Anche in Australia c'è chi sostiene che Djokovic giocherà l'Australian Open, ipotizzando che la causa andrà per le lunghe

Una strada percorribile dai difensori di Djokovic riguarda le tempistiche, che potrebbero giocare a suo favore. “Si tratta di un personaggio di alto profilo, tutti sapevano che era in arrivo e non credo sia accettabile che il governo federale esca all'improvviso, dicendo che non sapeva nulla fino a quando non è arrivato in Australia - continua la professoressa Crock - sapevano e lo hanno lasciato salire sull'aereo”. A suo dire, un altro appiglio potrebbe essere un riferimento al circo politico. Come è noto, l'Australia è in campagna elettorale (le elezioni si terranno entro il 21 maggio) e il Paese è in subbuglio a causa del COVID. La strategia di perseguire il contagio zero si è rivelata fallimentare, e qualcuno sospetta che l'accanimento contro Djokovic sia un modo per distrarre un'opinione pubblica stremata da due anni di rinunce e restrizioni. La sola città di Melbourne ha trascorso 262 giorni in lockdown. Secondo la Crock, l'influenza politica potrebbe essere considerata una violazione nel processo decisionale su Djokovic. “Si tratta di un caso dallo straordinario valore politico. Per questo, potrebbero sostenere che l'ufficiale di frontiera che ha preso la decisione abbia agito sotto il condizionamento, o addirittura sotto dettatura del Primo Ministro. Ma si tratta di un territorio molto complicato”.

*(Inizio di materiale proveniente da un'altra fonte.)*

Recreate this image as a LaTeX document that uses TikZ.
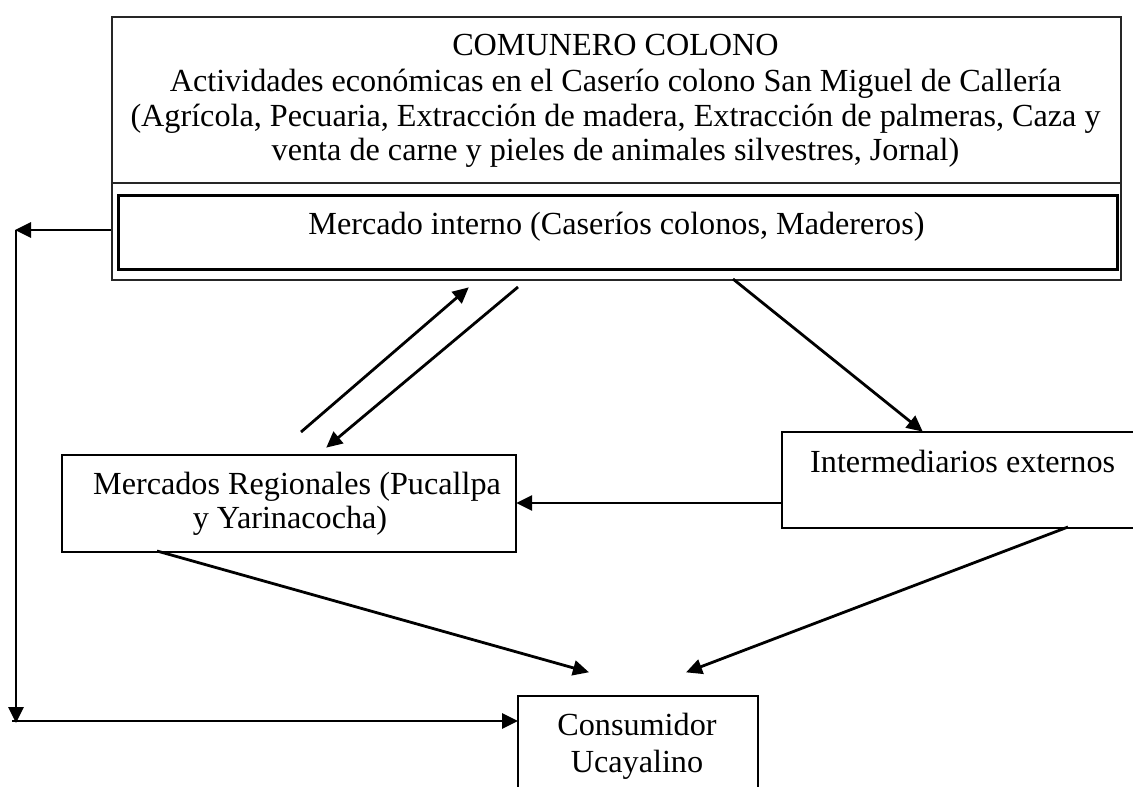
\documentclass[tikz,border=0pt]{standalone}
\usepackage{fontspec}
\setmainfont{Liberation Serif}
\usetikzlibrary{arrows.meta}
\begin{document}
\begin{tikzpicture}[x=1pt,y=-1pt,
  every node/.style={font=\fontsize{32.2}{35}\selectfont, inner sep=0pt},
  lbl/.style={anchor=base},
  arr/.style={line width=2.8pt, -{Triangle[length=16pt,width=15pt]}, shorten >=-1pt}]
\useasboundingbox (0,0) rectangle (1133,787);
\clip (0,0) rectangle (1133,787);
% top box
\node[draw=black!85, line width=2.2pt, minimum width=1009pt, minimum height=263pt, anchor=north west] (top) at (111,16) {};
\coordinate (divL) at (111,183);
\coordinate (divR) at (1120,183);
\draw[line width=2.2pt, black!85] (divL) -- (divR);
\node[lbl] (t1) at (615.5,55) {COMUNERO COLONO};
\node[lbl] (t2) at (615.5,91) {Actividades económicas en el Caserío colono San Miguel de Callería};
\node[lbl] (t3) at (615.5,126) {(Agrícola, Pecuaria, Extracción de madera, Extracción de palmeras, Caza y};
\node[lbl] (t4) at (615.5,160) {venta de carne y pieles de animales silvestres, Jornal)};
% inner box
\node[draw, line width=3pt, minimum width=999pt, minimum height=74pt, anchor=north west] (mi) at (117,194) {};
\node[lbl] (mit) at (616.5,234) {Mercado interno (Caseríos colonos, Madereros)};
% Mercados regionales
\node[draw, line width=2.2pt, minimum width=454pt, minimum height=97pt, anchor=north west] (mr) at (61,454) {};
\node[lbl] (mr1) at (297,494) {Mercados Regionales (Pucallpa};
\node[lbl] (mr2) at (290,528) {y Yarinacocha)};
% Intermediarios
\node[draw, line width=2.2pt, minimum width=380pt, minimum height=96pt, anchor=north west] (ie) at (781,431) {};
\node[anchor=base west] (iet) at (810,472) {Intermediarios externos};
% Consumidor
\node[draw, line width=2.2pt, minimum width=240pt, minimum height=130pt, anchor=north west] (cu) at (517,695) {};
\node[lbl] (cu1) at (637,735) {Consumidor};
\node[lbl] (cu2) at (637,772) {Ucayalino};
% connectors
\coordinate (c1) at (16,230);
\coordinate (c2) at (16,721);
\draw[arr] (top.west |- c1) -- (c1);
\draw[arr] (c1) -- ([yshift=-1pt]c2);
\draw[arr] ([xshift=-4pt]c2) -- (cu.west |- c2);
\coordinate (u1) at (301,432);
\coordinate (u2) at (468,288);
\draw[arr] (u1) -- (u2);
\coordinate (d1) at (518,287);
\coordinate (d2) at (327,447);
\draw[arr] (d1) -- (d2);
\coordinate (s3) at (733,279);
\coordinate (e3) at (922,431);
\draw[arr] (s3) -- (e3);
\coordinate (ie4) at (781,503);
\draw[arr] (ie4) -- (mr.east |- ie4);
\coordinate (s5) at (157,551);
\coordinate (e5) at (588,672);
\draw[arr] (s5) -- (e5);
\coordinate (s6) at (1068,527);
\coordinate (e6) at (687,672);
\draw[arr] (s6) -- (e6);
\end{tikzpicture}
\end{document}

Dimostrare un forte condizionamento del governo è molto difficile, se non impossibile. Detto che è difficile fare ipotesi, se non sottolineare che Djokovic parte con l'enorme svantaggio di giocare in trasferta, cosa succederebbe in caso di vittoria? La revoca sarebbe annullata con effetto immediato, e a quel punto avrebbe una settimana per ripulire il cervello, ritrovare i muscoli e preparare l'Australian Open. Ma ci sarebbe sempre la possibilità di appello presso l'Alta Corte. Lo stesso ragionamento vale in caso di sconfitta: potrebbe non essere espulso immediatamente in caso di ulteriore ricorso in secondo grado. A quel punto, tuttavia, sarebbe soprattutto una questione di principio e ci si domanderebbe se ne valga la pena. Trascorrerebbe ulteriori giorni in quarantena e chissà se potrebbe allenarsi, anche se le autorità serbe sono già al lavoro per garantirgli un alloggio più confortevole. Dato importante: in caso di udienza d'appello, ci vorrebbe almeno una settimana per organizzarla, quindi si sforerebbe la data d'inizio del torneo. E questa la conclusione del professor Rockwell: a suo dire, l'esito del primo grado sarà dirimente per vederlo almeno in tabellone a Melbourne. “Se dovesse perdere, la finestra temporale – anche pensando un'estrema velocizzazione delle pratiche – sarebbe troppo breve, una sua partecipazione sembrerebbe davvero impossibile”. Anche se non tutti la pensano così.